### DATA LINES

* * * * * * * * *

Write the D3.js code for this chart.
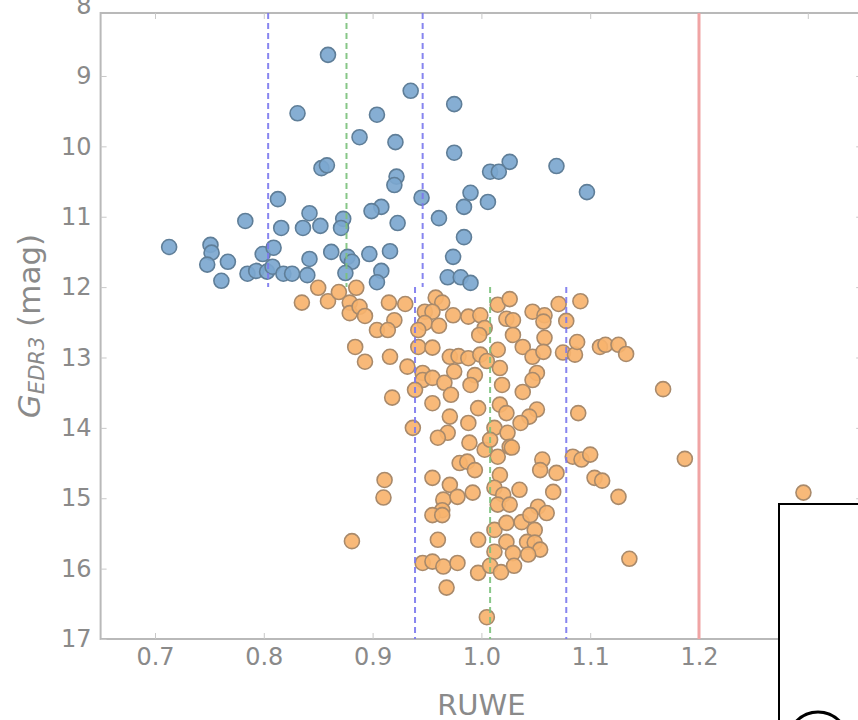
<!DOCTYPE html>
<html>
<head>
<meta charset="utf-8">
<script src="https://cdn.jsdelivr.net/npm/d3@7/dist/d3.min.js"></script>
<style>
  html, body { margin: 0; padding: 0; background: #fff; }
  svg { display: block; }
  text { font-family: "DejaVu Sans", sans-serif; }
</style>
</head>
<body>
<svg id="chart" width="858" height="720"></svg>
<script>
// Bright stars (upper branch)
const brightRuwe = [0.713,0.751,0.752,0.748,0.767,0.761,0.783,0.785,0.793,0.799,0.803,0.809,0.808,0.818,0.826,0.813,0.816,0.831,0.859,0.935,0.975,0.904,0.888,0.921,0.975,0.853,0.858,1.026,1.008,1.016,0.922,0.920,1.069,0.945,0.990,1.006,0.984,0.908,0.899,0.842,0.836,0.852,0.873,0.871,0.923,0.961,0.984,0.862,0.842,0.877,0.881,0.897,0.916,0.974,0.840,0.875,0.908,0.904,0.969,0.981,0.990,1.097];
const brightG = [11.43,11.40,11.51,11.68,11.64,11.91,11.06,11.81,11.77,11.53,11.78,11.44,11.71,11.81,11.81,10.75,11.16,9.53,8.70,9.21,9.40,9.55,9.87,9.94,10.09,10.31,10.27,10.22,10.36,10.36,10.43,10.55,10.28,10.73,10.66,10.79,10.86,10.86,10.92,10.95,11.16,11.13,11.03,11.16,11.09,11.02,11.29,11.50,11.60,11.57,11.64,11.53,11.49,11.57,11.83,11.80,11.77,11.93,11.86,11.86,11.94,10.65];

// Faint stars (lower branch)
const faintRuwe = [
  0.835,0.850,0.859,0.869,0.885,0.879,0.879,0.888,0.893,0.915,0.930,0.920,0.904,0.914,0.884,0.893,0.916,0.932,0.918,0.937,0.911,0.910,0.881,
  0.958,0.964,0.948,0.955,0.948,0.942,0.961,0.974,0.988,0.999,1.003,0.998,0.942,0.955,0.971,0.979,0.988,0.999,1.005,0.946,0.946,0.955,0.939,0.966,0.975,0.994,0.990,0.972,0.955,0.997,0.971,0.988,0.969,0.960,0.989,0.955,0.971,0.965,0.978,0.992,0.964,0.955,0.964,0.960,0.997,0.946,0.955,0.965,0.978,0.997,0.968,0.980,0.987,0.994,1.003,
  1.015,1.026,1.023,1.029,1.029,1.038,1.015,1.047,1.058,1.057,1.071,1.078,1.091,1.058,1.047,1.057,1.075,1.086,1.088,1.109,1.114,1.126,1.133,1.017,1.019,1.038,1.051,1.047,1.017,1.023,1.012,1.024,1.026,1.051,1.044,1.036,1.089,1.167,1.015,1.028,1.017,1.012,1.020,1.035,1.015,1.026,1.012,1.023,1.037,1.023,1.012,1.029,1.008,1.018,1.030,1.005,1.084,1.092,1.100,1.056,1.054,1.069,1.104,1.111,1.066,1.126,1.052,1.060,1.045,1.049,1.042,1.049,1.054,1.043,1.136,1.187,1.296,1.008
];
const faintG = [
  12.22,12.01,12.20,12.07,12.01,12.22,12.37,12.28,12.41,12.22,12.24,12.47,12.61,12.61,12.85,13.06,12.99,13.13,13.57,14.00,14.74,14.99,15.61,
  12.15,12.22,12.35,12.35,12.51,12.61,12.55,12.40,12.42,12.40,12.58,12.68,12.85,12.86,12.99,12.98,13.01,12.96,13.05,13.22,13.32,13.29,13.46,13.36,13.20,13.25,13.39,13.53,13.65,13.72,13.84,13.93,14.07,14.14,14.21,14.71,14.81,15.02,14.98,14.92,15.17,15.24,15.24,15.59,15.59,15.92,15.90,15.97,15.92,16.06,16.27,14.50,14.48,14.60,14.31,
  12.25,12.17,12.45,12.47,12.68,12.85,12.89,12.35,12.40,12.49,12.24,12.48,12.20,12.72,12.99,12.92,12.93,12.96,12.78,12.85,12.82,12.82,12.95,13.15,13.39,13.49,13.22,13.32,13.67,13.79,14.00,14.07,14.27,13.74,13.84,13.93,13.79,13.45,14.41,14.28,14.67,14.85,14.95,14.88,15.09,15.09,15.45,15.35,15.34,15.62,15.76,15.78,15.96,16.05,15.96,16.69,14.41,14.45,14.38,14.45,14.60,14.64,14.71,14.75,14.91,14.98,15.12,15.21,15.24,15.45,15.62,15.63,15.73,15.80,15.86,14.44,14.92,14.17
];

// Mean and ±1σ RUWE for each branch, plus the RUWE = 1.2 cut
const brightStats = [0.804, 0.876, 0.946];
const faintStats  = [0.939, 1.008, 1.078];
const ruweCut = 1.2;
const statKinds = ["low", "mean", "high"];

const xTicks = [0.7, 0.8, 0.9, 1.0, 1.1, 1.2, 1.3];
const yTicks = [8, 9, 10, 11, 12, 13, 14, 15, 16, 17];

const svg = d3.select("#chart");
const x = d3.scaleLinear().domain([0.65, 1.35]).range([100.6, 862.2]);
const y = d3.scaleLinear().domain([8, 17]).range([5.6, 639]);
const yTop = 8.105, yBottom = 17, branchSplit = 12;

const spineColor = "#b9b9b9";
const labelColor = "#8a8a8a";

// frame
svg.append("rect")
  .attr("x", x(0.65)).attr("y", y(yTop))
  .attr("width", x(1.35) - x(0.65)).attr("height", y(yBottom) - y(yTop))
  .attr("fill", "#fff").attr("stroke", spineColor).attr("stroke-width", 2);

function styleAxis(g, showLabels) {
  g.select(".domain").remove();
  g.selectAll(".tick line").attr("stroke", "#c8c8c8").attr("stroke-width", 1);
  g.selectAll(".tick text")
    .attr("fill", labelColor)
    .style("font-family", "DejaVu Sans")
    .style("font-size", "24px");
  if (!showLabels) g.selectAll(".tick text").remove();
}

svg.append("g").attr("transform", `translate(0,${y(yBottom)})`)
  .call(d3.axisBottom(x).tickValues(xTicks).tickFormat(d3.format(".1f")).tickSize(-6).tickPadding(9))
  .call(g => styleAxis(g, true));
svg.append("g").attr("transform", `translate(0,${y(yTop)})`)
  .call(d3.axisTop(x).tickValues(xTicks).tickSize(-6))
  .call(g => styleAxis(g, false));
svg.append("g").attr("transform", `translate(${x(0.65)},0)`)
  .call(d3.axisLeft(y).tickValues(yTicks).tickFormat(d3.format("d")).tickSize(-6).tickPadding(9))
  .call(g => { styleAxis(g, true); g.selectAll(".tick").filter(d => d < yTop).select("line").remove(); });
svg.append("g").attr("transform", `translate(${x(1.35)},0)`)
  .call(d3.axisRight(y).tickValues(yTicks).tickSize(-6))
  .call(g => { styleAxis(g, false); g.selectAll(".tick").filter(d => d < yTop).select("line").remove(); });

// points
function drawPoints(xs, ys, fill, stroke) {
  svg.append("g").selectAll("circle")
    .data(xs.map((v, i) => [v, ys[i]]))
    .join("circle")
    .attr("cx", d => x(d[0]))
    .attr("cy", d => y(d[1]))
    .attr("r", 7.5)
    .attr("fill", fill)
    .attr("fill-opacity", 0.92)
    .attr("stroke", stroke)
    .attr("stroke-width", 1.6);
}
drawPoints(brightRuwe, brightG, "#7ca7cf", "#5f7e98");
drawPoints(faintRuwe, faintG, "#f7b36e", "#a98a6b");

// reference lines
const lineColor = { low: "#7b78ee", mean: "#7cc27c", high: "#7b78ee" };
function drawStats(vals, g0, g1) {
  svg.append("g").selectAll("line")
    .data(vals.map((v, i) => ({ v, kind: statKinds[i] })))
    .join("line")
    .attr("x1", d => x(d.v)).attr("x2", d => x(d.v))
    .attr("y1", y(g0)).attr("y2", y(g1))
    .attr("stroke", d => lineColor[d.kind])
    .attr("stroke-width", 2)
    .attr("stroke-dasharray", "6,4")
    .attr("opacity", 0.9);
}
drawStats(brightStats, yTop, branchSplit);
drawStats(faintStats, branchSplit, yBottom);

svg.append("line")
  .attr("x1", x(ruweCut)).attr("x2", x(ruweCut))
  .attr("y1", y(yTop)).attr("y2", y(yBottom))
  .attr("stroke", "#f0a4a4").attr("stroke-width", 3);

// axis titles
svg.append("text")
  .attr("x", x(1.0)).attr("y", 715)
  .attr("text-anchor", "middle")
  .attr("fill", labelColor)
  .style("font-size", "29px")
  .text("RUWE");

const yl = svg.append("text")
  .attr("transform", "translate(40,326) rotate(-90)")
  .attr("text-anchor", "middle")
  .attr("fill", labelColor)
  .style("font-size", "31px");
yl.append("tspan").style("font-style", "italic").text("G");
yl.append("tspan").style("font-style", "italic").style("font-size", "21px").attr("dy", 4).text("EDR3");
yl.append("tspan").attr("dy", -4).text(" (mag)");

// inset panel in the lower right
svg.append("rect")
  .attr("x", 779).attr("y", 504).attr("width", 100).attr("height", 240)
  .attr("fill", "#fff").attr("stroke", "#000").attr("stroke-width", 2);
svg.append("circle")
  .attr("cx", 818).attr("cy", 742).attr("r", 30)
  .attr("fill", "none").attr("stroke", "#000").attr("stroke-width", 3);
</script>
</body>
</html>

* * * * * * * * *

### SHORT PROBLEM
Isolate the lines above that contain the word "chart" and copy them.

### CORRECT RESULT
Write the D3.js code for this chart.
<svg id="chart" width="858" height="720"></svg>
const svg = d3.select("#chart");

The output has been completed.